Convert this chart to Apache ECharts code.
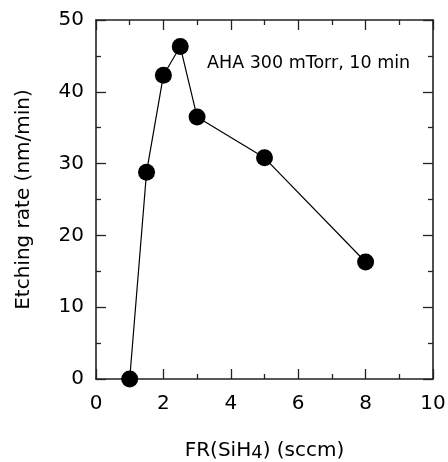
<!DOCTYPE html>
<html>
<head>
<meta charset="utf-8">
<script src="https://cdn.jsdelivr.net/npm/echarts@6/dist/echarts.min.js"></script>
<style>
  html, body { margin: 0; padding: 0; background: #fff; }
  #chart { width: 448px; height: 462px; }
</style>
</head>
<body>
<div id="chart"></div>
<script>
// SiH4 flow rate (sccm) and measured etching rate (nm/min)
const flowRate = [1, 1.5, 2, 2.5, 3, 5, 8];
const etchRate = [0, 28.8, 42.3, 46.3, 36.5, 30.8, 16.3];
const conditionNote = 'AHA 300 mTorr, 10 min';

const FONT = 'DejaVu Sans';
const INK = '#000';
const AXIS = '#222';

const tickStyle = { color: AXIS, width: 1.3 };

function xAxisDef(pos, withLabels) {
  return {
    type: 'value', position: pos, min: 0, max: 10, interval: 2,
    axisLine: { show: true, onZero: false, lineStyle: { color: AXIS, width: 1.6 } },
    axisTick: { show: true, inside: true, length: 10, lineStyle: tickStyle },
    minorTick: { show: true, splitNumber: 2, length: 5, lineStyle: tickStyle },
    axisLabel: { show: withLabels, margin: 15, color: INK, fontFamily: FONT, fontSize: 20 },
    splitLine: { show: false }
  };
}
function yAxisDef(pos, withLabels) {
  return {
    type: 'value', position: pos, min: 0, max: 50, interval: 10,
    axisLine: { show: true, onZero: false, lineStyle: { color: AXIS, width: 1.6 } },
    axisTick: { show: true, inside: true, length: 10, lineStyle: tickStyle },
    minorTick: { show: true, splitNumber: 2, length: 5, lineStyle: tickStyle },
    axisLabel: { show: withLabels, margin: 12, color: INK, fontFamily: FONT, fontSize: 20 },
    splitLine: { show: false }
  };
}

const xBottom = xAxisDef('bottom', true);
xBottom.name = '{a|FR(SiH}{s|4}{a|) (sccm)}';
xBottom.nameLocation = 'middle';
xBottom.nameGap = 60;
xBottom.nameTextStyle = {
  rich: {
    a: { fontFamily: FONT, fontSize: 20, color: INK },
    s: { fontFamily: FONT, fontSize: 18, color: INK, padding: [5, 0, 0, 0] }
  }
};

const yLeft = yAxisDef('left', true);
yLeft.name = 'Etching rate (nm/min)';
yLeft.nameLocation = 'middle';
yLeft.nameGap = 62;
yLeft.nameTextStyle = { fontFamily: FONT, fontSize: 20, color: INK };

const chart = echarts.init(document.getElementById('chart'), null, { renderer: 'canvas' });
chart.setOption({
  animation: false,
  backgroundColor: '#fff',
  grid: { left: 96, right: 15, top: 20, bottom: 83, containLabel: false, outerBoundsMode: 'none' },
  xAxis: [xBottom, xAxisDef('top', false)],
  yAxis: [yLeft, yAxisDef('right', false)],
  graphic: [{
    type: 'text', left: 207, top: 54,
    style: { text: conditionNote, fontFamily: FONT, fontSize: 17.5, fill: INK }
  }],
  series: [{
    type: 'line',
    xAxisIndex: 0, yAxisIndex: 0,
    data: flowRate.map((x, i) => [x, etchRate[i]]),
    symbol: 'circle', symbolSize: 17,
    clip: false,
    lineStyle: { color: INK, width: 1.2 },
    itemStyle: { color: '#000' }
  }]
});
</script>
</body>
</html>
+ + + + +
What is needed :: Leave the pictures out and reproduce exactly the lines from the top of the listing above through the line with "AXIS, width: 1.3".

Solution for this task ::
Convert this chart to Apache ECharts code.
<!DOCTYPE html>
<html>
<head>
<meta charset="utf-8">
<script src="https://cdn.jsdelivr.net/npm/echarts@6/dist/echarts.min.js"></script>
<style>
  html, body { margin: 0; padding: 0; background: #fff; }
  #chart { width: 448px; height: 462px; }
</style>
</head>
<body>
<div id="chart"></div>
<script>
// SiH4 flow rate (sccm) and measured etching rate (nm/min)
const flowRate = [1, 1.5, 2, 2.5, 3, 5, 8];
const etchRate = [0, 28.8, 42.3, 46.3, 36.5, 30.8, 16.3];
const conditionNote = 'AHA 300 mTorr, 10 min';

const FONT = 'DejaVu Sans';
const INK = '#000';
const AXIS = '#222';

const tickStyle = { color: AXIS, width: 1.3 };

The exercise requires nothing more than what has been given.